Its fiery rhetoric notwithstanding, the BDI understands its role to be primarily about channeling benefits to its constituents through the control of certain ministries. This may not be good governance but it means that the BDI has an interest, in principle, in a functioning and prosperous Macedonia. (It also has an interest in running largely autonomous local governments, of course, for which the central state is of much less importance.) But as soon as it is no longer able to dole out jobs and subsidies, it may well revert to ethnic politics in order to preserve its role as the leading party of Macedonia’s Albanians, which would make this a pivotal moment in the relationship between the central government and the Albanian minority.


The second major challenge is economic development, to which the incoming government of Nikola Gruevski – a former finance minister in his mid-30s – must turn all its attention.
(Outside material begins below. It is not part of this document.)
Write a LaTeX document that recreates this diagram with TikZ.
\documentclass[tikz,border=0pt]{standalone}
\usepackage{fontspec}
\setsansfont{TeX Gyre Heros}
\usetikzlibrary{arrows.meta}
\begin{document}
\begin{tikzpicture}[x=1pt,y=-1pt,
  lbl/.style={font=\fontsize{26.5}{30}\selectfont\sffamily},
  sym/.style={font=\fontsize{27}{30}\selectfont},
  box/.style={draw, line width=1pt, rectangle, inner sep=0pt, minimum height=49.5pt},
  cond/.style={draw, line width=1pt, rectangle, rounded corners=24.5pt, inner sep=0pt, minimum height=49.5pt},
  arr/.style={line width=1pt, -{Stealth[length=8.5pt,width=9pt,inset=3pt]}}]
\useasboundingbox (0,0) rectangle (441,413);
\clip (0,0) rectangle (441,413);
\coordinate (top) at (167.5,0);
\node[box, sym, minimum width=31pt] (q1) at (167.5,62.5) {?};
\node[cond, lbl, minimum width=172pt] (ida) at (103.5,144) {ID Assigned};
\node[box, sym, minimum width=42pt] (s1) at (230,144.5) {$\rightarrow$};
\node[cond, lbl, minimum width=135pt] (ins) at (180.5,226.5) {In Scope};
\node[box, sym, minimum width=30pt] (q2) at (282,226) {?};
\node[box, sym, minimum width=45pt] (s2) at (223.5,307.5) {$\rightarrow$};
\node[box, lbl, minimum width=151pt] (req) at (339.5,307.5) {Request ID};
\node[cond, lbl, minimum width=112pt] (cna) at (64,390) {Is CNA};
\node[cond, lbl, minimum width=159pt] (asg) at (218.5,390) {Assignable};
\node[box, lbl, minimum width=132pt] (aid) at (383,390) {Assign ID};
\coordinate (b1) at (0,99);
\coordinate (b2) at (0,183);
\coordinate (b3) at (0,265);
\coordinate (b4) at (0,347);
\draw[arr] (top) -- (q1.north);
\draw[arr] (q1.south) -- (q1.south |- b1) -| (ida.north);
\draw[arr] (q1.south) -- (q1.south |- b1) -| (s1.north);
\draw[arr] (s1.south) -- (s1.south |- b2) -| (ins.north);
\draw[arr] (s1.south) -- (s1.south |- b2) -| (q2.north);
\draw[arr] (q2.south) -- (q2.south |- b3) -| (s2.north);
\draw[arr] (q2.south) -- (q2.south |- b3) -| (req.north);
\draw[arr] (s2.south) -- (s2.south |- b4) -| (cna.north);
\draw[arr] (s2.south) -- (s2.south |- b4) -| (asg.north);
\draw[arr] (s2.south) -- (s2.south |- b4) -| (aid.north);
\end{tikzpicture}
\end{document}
As long as Macedonia is unable to provide decent living conditions to its citizens (whether majority or minority), many Albanians will continue to fall for the rhetoric of the extremists.
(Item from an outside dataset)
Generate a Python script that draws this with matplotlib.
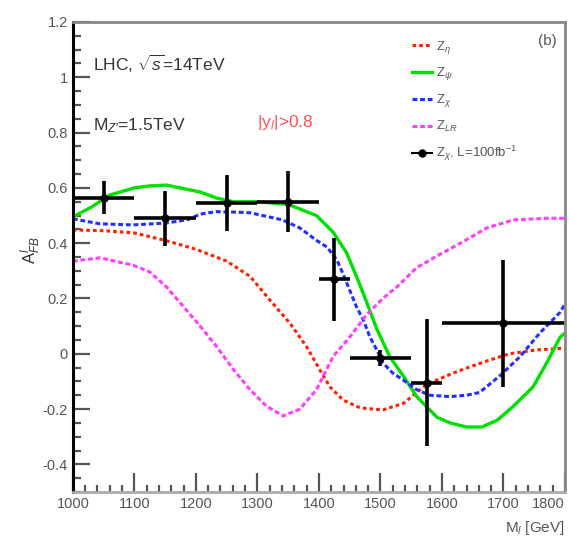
import numpy as np
import matplotlib
matplotlib.use('Agg')
from matplotlib import pyplot as plt
from matplotlib.ticker import MultipleLocator
from matplotlib.lines import Line2D

plt.rcParams['font.family'] = ['Liberation Sans', 'DejaVu Sans']
plt.rcParams['mathtext.fontset'] = 'custom'
plt.rcParams['mathtext.rm'] = 'Liberation Sans'
plt.rcParams['mathtext.it'] = 'Liberation Sans:italic'

# curves
x_eta = [1000, 1050, 1100, 1150, 1200, 1250, 1288, 1320, 1353, 1380, 1402, 1418, 1439,
         1467, 1504, 1537, 1559, 1576, 1597, 1618, 1646, 1673, 1710, 1754, 1800]
y_eta = [0.448, 0.445, 0.437, 0.41, 0.378, 0.335, 0.28, 0.195, 0.11, 0.025, -0.06, -0.12, -0.167,
         -0.196, -0.203, -0.18, -0.14, -0.11, -0.09, -0.07, -0.047, -0.026, 0.0, 0.014, 0.02]

x_psi = [1000, 1030, 1060, 1100, 1125, 1152, 1207, 1234, 1260, 1300, 1350, 1396, 1423, 1445,
         1461, 1477, 1494, 1515, 1537, 1559, 1592, 1613, 1640, 1665, 1690, 1716, 1748, 1771, 1792, 1800]
y_psi = [0.495, 0.53, 0.574, 0.6, 0.607, 0.61, 0.585, 0.563, 0.55, 0.55, 0.54, 0.50, 0.44, 0.365,
         0.28, 0.19, 0.09, -0.01, -0.08, -0.155, -0.23, -0.25, -0.265, -0.265, -0.24, -0.19, -0.12, -0.03, 0.06, 0.075]

x_chi = [1000, 1044, 1098, 1152, 1187, 1207, 1233, 1267, 1288, 1341, 1369, 1396, 1413, 1429,
         1439, 1450, 1461, 1472, 1483, 1494, 1504, 1520, 1537, 1559, 1580, 1613, 1640, 1661,
         1694, 1727, 1759, 1792, 1800]
y_chi = [0.488, 0.47, 0.466, 0.473, 0.485, 0.505, 0.514, 0.512, 0.51, 0.484, 0.455, 0.41, 0.386, 0.34,
         0.29, 0.23, 0.17, 0.123, 0.06, 0.014, -0.033, -0.07, -0.095, -0.13, -0.15, -0.155, -0.15, -0.14,
         -0.08, -0.01, 0.075, 0.15, 0.18]

x_lr = [1000, 1044, 1098, 1125, 1152, 1180, 1207, 1234, 1262, 1288, 1315, 1342, 1369, 1396,
        1423, 1450, 1477, 1504, 1531, 1558, 1597, 1630, 1673, 1716, 1771, 1800]
y_lr = [0.335, 0.347, 0.32, 0.296, 0.242, 0.17, 0.10, 0.025, -0.06, -0.13, -0.19, -0.225, -0.2, -0.13,
        -0.01, 0.06, 0.14, 0.2, 0.25, 0.31, 0.36, 0.40, 0.455, 0.484, 0.49, 0.49]

# pseudo data, Z_chi with L=100 fb^-1
m_bins = [1050, 1150, 1250, 1350, 1425, 1500, 1575, 1700]
m_half = [50, 50, 50, 50, 25, 50, 25, 100]
afb = [0.565, 0.49, 0.545, 0.55, 0.27, -0.015, -0.105, 0.11]
afb_err = [0.06, 0.1, 0.1, 0.11, 0.15, 0.03, 0.23, 0.23]

x_ticks = [1000, 1100, 1200, 1300, 1400, 1500, 1600, 1700, 1800]
y_ticks = [-0.4, -0.2, 0, 0.2, 0.4, 0.6, 0.8, 1, 1.2]
y_ticklabels = ['-0.4', '-0.2', '0', '0.2', '0.4', '0.6', '0.8', '1', '1.2']

labels = [r'Z$_{\eta}$', r'Z$_{\psi}$', r'Z$_{\chi}$', r'Z$_{LR}$', r'Z$_{\chi}$, L=100fb$^{-1}$']

fig = plt.figure(figsize=(5.69, 5.44), dpi=100)
ax = fig.add_axes([0.128, 0.0956, 0.865, 0.864])

ax.plot(x_eta, y_eta, color='#ff2000', lw=2.2, ls=(0, (1.2, 1.0)))
ax.plot(x_psi, y_psi, color='#00e000', lw=2.4)
ax.plot(x_chi, y_chi, color='#2030ff', lw=2.2, ls=(0, (1.6, 0.9)))
ax.plot(x_lr, y_lr, color='#ff40ff', lw=2.2, ls=(0, (1.6, 0.9)))
ax.errorbar(m_bins, afb, xerr=m_half, yerr=afb_err, fmt='o', color='black',
            ms=5, elinewidth=2.6, capsize=0)

ax.set_xlim(1000, 1800)
ax.set_ylim(-0.5, 1.2)
# last x label would sit across the figure edge, so it is drawn apart, right aligned
ax.set_xticks(x_ticks, [str(t) for t in x_ticks[:-1]] + [''])
ax.xaxis.set_minor_locator(MultipleLocator(20))
ax.set_yticks(y_ticks, y_ticklabels)
ax.yaxis.set_minor_locator(MultipleLocator(0.05))
ax.tick_params(which='both', direction='in', labelsize=10.5, colors='#555555', labelcolor='#555555')
ax.tick_params(which='major', length=12, width=1.6)
ax.tick_params(which='minor', length=6, width=1.6)
ax.tick_params(axis='x', which='major', length=14)
ax.tick_params(axis='x', which='minor', length=5)
ax.text(x_ticks[-1], -0.5, str(x_ticks[-1]), transform=ax.transData, fontsize=10.5,
        color='#555555', ha='right', va='top').set_y(-0.518)
for s in ['top', 'right']:
    ax.spines[s].set_color('#888888')
    ax.spines[s].set_linewidth(2.0)
ax.spines['left'].set_color('black')
ax.spines['left'].set_linewidth(2.2)
ax.spines['bottom'].set_color('#aaaaaa')
ax.spines['bottom'].set_linewidth(2.0)

ax.set_xlabel(r'M$_{l}$ [GeV]', fontsize=11, color='#555555', loc='right', labelpad=6)
fig.text(0.055, 0.54, r'A$^{l}_{FB}$', rotation=90, fontsize=12, color='#333333',
         ha='center', va='center')

ax.text(0.04, 0.91, r'LHC, $\sqrt{s}$=14TeV', transform=ax.transAxes, fontsize=12.5,
        color='#333333', va='center')
ax.text(0.04, 0.78, r'M$_{Z\prime}$=1.5TeV', transform=ax.transAxes, fontsize=12.5,
        color='#333333', va='center')
ax.text(0.375, 0.787, r'|y$_{l}$|>0.8', transform=ax.transAxes, fontsize=12.5,
        color='#ff5050', va='center')
ax.text(0.945, 0.96, '(b)', transform=ax.transAxes, fontsize=11, color='#555555', va='center')

handles = [
    Line2D([], [], color='#ff2000', lw=2.2, ls=(0, (1.2, 1.0))),
    Line2D([], [], color='#00e000', lw=2.4),
    Line2D([], [], color='#2030ff', lw=2.2, ls=(0, (1.6, 0.9))),
    Line2D([], [], color='#ff40ff', lw=2.2, ls=(0, (1.6, 0.9))),
    Line2D([], [], color='black', marker='o', ms=5, lw=1.5),
]
ax.legend(handles, labels, loc='upper left', bbox_to_anchor=(0.665, 0.99), frameon=False,
          fontsize=9.5, handlelength=1.5, handletextpad=0.3, labelspacing=0.75, labelcolor='#555555')

fig.savefig('out.png', dpi=100)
All indications suggest that the new administration understands this. It wants to cut red tape and corporate profit taxes and introduce a flat personal tax rate. Gruevski has excellent credentials as a reformer from his time in a previous VMRO-led government. Together with the PDSh and smaller coalition partners, his government holds a majority of at least 65 in the 120-seat parliament – good enough, one would hope, to push through serious reform. The tangible prospect of EU membership will also provide incentives for reform, and for tackling corruption, a serious brake on the country’s development. (Corruption, of course, is closely linked to the attitude of viewing the government as a source for personal and parochial enrichment rather than generalized prosperity.)
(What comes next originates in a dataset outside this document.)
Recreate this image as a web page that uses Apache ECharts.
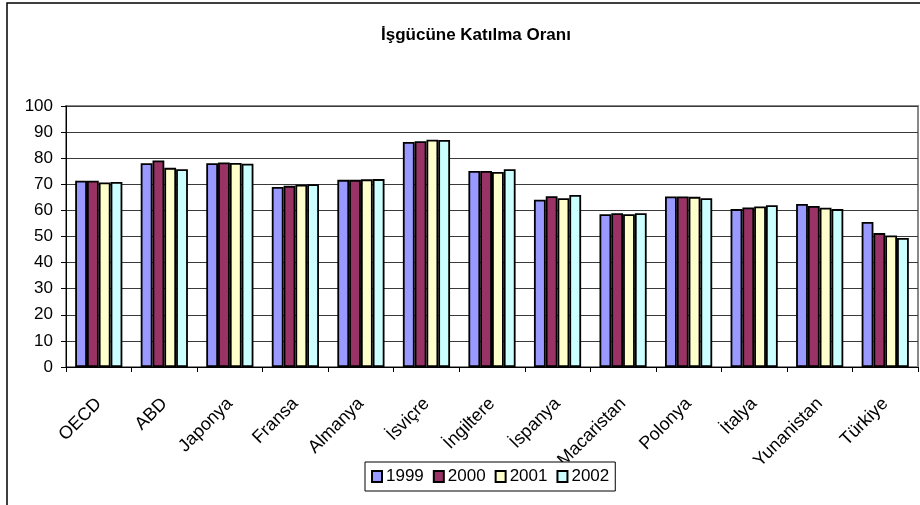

Prosperity will not by itself reduce the considerable distance between the two communities, or indeed the numerous ethnic groups that call Macedonia their home. But it will defuse the potential for trouble created by this distance and give the country’s citizens some breathing space.

In the end, however, Macedonia’s viability as an independent and unified state also depends on wider developments in the region.

The situation in neighboring Kosovo helped touch off the 2000–2001 crisis; the province’s independence, which in one form or other is most likely to be decided by the UN Security Council later this year, could help or hinder the stabilization of the Ohrid system in Macedonia. Will an independent Kosovo satisfy the appetite of the region’s ethnic Albanians, or encourage them to ask for a second helping? In a sense, that question is moot. The major dynamic in the entire region is EU integration; since enlargement is the EU’s only strategy for the region, it cannot afford to let it fail. The EU’s resolute approach in 2000 and 2001, closely coordinated with the United States, is still a prime example of successful crisis management, and the EU will not hesitate to engage in robust action should it be necessary to salvage Ohrid, or indeed the stability of the Balkans.

However, the new government cannot simply trust that the EU will take care of the country’s problems. It will need to prove that it can effectively include the entire Albanian community and not just its coalition partner in the political process without alienating its core constituency among Macedonia’s majority. This will be a tall order, especially considering that the two key pieces of the Ohrid settlement that still need to be passed and implemented – police and language legislation – both present ample opportunity for nationalist posturing. Only by tackling these challenges will Macedonia prove that it is able to hold its part of the grand bargain with the EU.